INFORMATION SUPPLIED:
[start]

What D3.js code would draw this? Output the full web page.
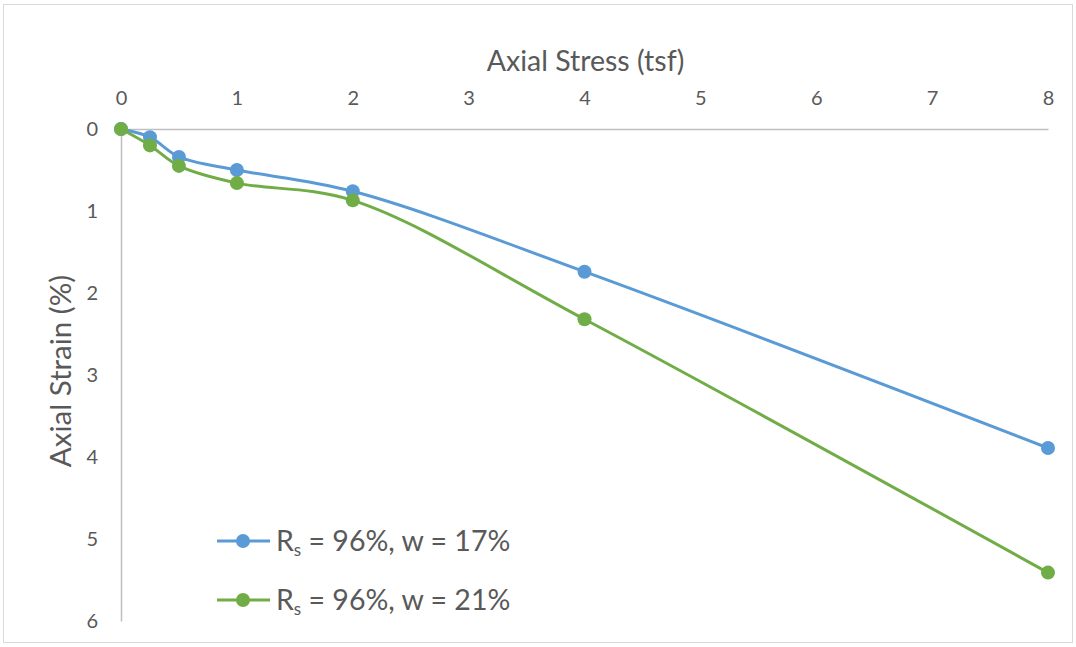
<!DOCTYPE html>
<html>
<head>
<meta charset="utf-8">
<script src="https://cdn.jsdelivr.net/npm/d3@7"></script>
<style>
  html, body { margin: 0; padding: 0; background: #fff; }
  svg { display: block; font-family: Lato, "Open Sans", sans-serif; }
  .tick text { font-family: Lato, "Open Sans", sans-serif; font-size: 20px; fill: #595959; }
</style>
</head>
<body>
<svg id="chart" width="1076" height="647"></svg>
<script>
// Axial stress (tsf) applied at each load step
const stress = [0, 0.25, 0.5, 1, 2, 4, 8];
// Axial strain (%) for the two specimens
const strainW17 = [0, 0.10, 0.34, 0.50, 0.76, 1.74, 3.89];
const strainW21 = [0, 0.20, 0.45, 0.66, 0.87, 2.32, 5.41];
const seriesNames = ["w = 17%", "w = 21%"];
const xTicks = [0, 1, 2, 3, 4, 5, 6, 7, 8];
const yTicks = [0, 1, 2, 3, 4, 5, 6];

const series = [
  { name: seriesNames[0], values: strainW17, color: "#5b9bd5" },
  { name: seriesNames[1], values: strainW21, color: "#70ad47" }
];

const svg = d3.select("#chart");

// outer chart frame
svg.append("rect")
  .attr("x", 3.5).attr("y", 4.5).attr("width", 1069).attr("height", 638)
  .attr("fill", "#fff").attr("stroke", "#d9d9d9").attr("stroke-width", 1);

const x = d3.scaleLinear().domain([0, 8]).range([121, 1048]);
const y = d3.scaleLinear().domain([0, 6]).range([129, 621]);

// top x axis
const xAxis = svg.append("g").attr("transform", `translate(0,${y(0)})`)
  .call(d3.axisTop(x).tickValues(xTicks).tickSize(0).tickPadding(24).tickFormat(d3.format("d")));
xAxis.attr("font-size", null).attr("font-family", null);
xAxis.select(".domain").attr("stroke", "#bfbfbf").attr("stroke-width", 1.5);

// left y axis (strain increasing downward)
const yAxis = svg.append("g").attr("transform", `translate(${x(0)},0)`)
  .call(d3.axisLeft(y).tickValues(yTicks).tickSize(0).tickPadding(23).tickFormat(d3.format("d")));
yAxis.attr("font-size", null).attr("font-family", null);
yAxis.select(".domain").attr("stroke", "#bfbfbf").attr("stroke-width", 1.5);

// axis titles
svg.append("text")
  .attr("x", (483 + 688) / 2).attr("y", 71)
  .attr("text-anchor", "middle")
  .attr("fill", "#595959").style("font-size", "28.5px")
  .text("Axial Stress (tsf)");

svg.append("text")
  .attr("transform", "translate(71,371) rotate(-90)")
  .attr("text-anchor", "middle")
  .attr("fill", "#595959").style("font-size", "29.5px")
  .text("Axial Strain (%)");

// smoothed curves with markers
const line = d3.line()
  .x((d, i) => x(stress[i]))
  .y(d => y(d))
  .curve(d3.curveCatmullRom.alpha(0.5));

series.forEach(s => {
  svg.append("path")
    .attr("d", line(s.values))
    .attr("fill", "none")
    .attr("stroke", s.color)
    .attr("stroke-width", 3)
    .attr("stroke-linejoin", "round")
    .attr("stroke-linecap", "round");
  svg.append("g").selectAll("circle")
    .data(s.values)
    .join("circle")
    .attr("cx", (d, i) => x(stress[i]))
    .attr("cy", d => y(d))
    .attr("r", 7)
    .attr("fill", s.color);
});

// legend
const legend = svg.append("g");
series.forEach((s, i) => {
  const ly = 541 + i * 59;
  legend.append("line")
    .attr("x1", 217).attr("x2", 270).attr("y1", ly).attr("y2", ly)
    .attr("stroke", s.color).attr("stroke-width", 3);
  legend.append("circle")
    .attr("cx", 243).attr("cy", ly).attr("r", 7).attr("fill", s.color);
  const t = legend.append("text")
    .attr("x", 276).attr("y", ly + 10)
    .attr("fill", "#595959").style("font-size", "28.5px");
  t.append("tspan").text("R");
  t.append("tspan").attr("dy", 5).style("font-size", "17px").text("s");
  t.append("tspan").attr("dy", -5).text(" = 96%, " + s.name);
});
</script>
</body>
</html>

[end]

Except for the pictures, print the data above exactly.

EXPECTED OUTPUT:
What D3.js code would draw this? Output the full web page.
<!DOCTYPE html>
<html>
<head>
<meta charset="utf-8">
<script src="https://cdn.jsdelivr.net/npm/d3@7"></script>
<style>
  html, body { margin: 0; padding: 0; background: #fff; }
  svg { display: block; font-family: Lato, "Open Sans", sans-serif; }
  .tick text { font-family: Lato, "Open Sans", sans-serif; font-size: 20px; fill: #595959; }
</style>
</head>
<body>
<svg id="chart" width="1076" height="647"></svg>
<script>
// Axial stress (tsf) applied at each load step
const stress = [0, 0.25, 0.5, 1, 2, 4, 8];
// Axial strain (%) for the two specimens
const strainW17 = [0, 0.10, 0.34, 0.50, 0.76, 1.74, 3.89];
const strainW21 = [0, 0.20, 0.45, 0.66, 0.87, 2.32, 5.41];
const seriesNames = ["w = 17%", "w = 21%"];
const xTicks = [0, 1, 2, 3, 4, 5, 6, 7, 8];
const yTicks = [0, 1, 2, 3, 4, 5, 6];

const series = [
  { name: seriesNames[0], values: strainW17, color: "#5b9bd5" },
  { name: seriesNames[1], values: strainW21, color: "#70ad47" }
];

const svg = d3.select("#chart");

// outer chart frame
svg.append("rect")
  .attr("x", 3.5).attr("y", 4.5).attr("width", 1069).attr("height", 638)
  .attr("fill", "#fff").attr("stroke", "#d9d9d9").attr("stroke-width", 1);

const x = d3.scaleLinear().domain([0, 8]).range([121, 1048]);
const y = d3.scaleLinear().domain([0, 6]).range([129, 621]);

// top x axis
const xAxis = svg.append("g").attr("transform", `translate(0,${y(0)})`)
  .call(d3.axisTop(x).tickValues(xTicks).tickSize(0).tickPadding(24).tickFormat(d3.format("d")));
xAxis.attr("font-size", null).attr("font-family", null);
xAxis.select(".domain").attr("stroke", "#bfbfbf").attr("stroke-width", 1.5);

// left y axis (strain increasing downward)
const yAxis = svg.append("g").attr("transform", `translate(${x(0)},0)`)
  .call(d3.axisLeft(y).tickValues(yTicks).tickSize(0).tickPadding(23).tickFormat(d3.format("d")));
yAxis.attr("font-size", null).attr("font-family", null);
yAxis.select(".domain").attr("stroke", "#bfbfbf").attr("stroke-width", 1.5);

// axis titles
svg.append("text")
  .attr("x", (483 + 688) / 2).attr("y", 71)
  .attr("text-anchor", "middle")
  .attr("fill", "#595959").style("font-size", "28.5px")
  .text("Axial Stress (tsf)");

svg.append("text")
  .attr("transform", "translate(71,371) rotate(-90)")
  .attr("text-anchor", "middle")
  .attr("fill", "#595959").style("font-size", "29.5px")
  .text("Axial Strain (%)");

// smoothed curves with markers
const line = d3.line()
  .x((d, i) => x(stress[i]))
  .y(d => y(d))
  .curve(d3.curveCatmullRom.alpha(0.5));

series.forEach(s => {
  svg.append("path")
    .attr("d", line(s.values))
    .attr("fill", "none")
    .attr("stroke", s.color)
    .attr("stroke-width", 3)
    .attr("stroke-linejoin", "round")
    .attr("stroke-linecap", "round");
  svg.append("g").selectAll("circle")
    .data(s.values)
    .join("circle")
    .attr("cx", (d, i) => x(stress[i]))
    .attr("cy", d => y(d))
    .attr("r", 7)
    .attr("fill", s.color);
});

// legend
const legend = svg.append("g");
series.forEach((s, i) => {
  const ly = 541 + i * 59;
  legend.append("line")
    .attr("x1", 217).attr("x2", 270).attr("y1", ly).attr("y2", ly)
    .attr("stroke", s.color).attr("stroke-width", 3);
  legend.append("circle")
    .attr("cx", 243).attr("cy", ly).attr("r", 7).attr("fill", s.color);
  const t = legend.append("text")
    .attr("x", 276).attr("y", ly + 10)
    .attr("fill", "#595959").style("font-size", "28.5px");
  t.append("tspan").text("R");
  t.append("tspan").attr("dy", 5).style("font-size", "17px").text("s");
  t.append("tspan").attr("dy", -5).text(" = 96%, " + s.name);
});
</script>
</body>
</html>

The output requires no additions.